La galleria pareva avere assunto un ruolo differente. La messinscena degli elementi presentati era forse più adatta ad uno spettacolo che ad una mostra. Questo non è stato detto esplicitamente e forse non è necessario che sia, per ora, perfettamente capito. Gli oggetti parevano opere, ma avrebbero potuto essere strumenti. O non essere né l’una né l’altra cosa. Essi si componevano nello spazio, senza diventare ambiente e senza essere dichiaratamente macchina scenica. Alle ore 21 il pubblico è venuto alla ribalta.
Io ero già lì che scalpellavo il piano di un tavolo per ricavarne un incavo, come un grande piatto. Dall’altra pane un tavolaccio dava alla galleria l’impressione di essere il laboratorio di un vetraio. Così pure le opere, formate da specchi incorniciati, erano appese e appoggiate con fìnta casualità in giro sui muri. Alcuni anelli di ferro infissi negli stessi muri sostituivano la presenza di qualsiasi altro oggetto, lasciando ancora all’ambiente l’idea di un laboratorio non ben definito. Non descrivo ora tutti gli elementi presenti in scena e tanto meno le diverse fasi che si sono susseguite durante il mese di mostra. Sarebbe troppo lungo e soddisferebbe soltanto la curiosità di chi rivolge lo sguardo verso l’oggetto o l’avvenimento, lasciandosi sfuggire invece ciò che unisce gli oggetti ai fatti. Il mio discorso era artigianale. Girava attorno all’arte come una cornice. Se l’arte è lo specchio della vita io sono lo specchiaio.
Sono diventato prestigiatore: dentro ad uno specchio tagliato in due sono apparsi tanti specchi quanti sono i numeri possibili, fino all’infinito. Quando il pubblico entrava in scena la recita del vernissage era già iniziata. L‘artista era tornato artigiano per raccontare la storia di un vero dio che si riprende il posto lasciato per troppo tempo ad un falegname putativo.

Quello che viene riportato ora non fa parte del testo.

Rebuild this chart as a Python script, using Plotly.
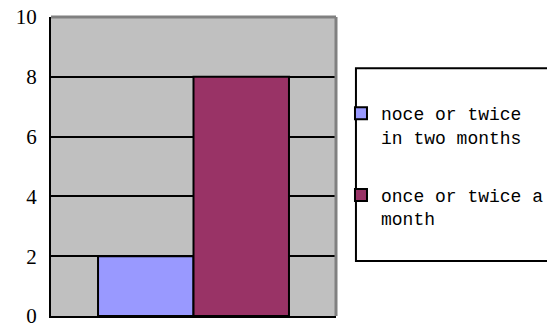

In questa storia Egli dividendo se stesso crea ora non più uno ma due figli, come due parti di uno stesso specchio. Ognuna con la stessa capacità di specchiare. E alla signora del pubblico che mi ha detto: “Se ammetti che c’è Dio, tu dici ‘c’è Dio?’ e rispondi ‘ci sono!’ tu ammetti che c’è Dio. Allora chi ti da questi doni? il dono di creare, chi te lo da?”, io ho risposto “Ma io ho detto: ci sono!” Quando la signora aveva preso la parola pareva che l’incantesimo di una favola si fosse rotto, così la risposta venne fuori da un’asciutta realtà. Stranamente la realtà era rappresentata dal pubblico, come da ciò che sta davanti allo specchio. Ma il pubblico era venuto per buttare tutto nella finzione, e così il sogno è ripreso.
Io ho levato la tromba e da essa invece del suono sono uscite le parole, rimaste fisse sul muro: “È l’ora del giudizio”. Il terrore non si è letto sul volto degli spettatori, perché questi si aspettano ben altre trombe per un ben altro giudizio. Ma per tranquillizzarli, comunque, ho spiegato semplicemente che era ora di mettere giudizio. E da bravi bambini tutti hanno fatto una risatina che significava anche “Ah, meno male”. Così è iniziata l’ora del giudizio.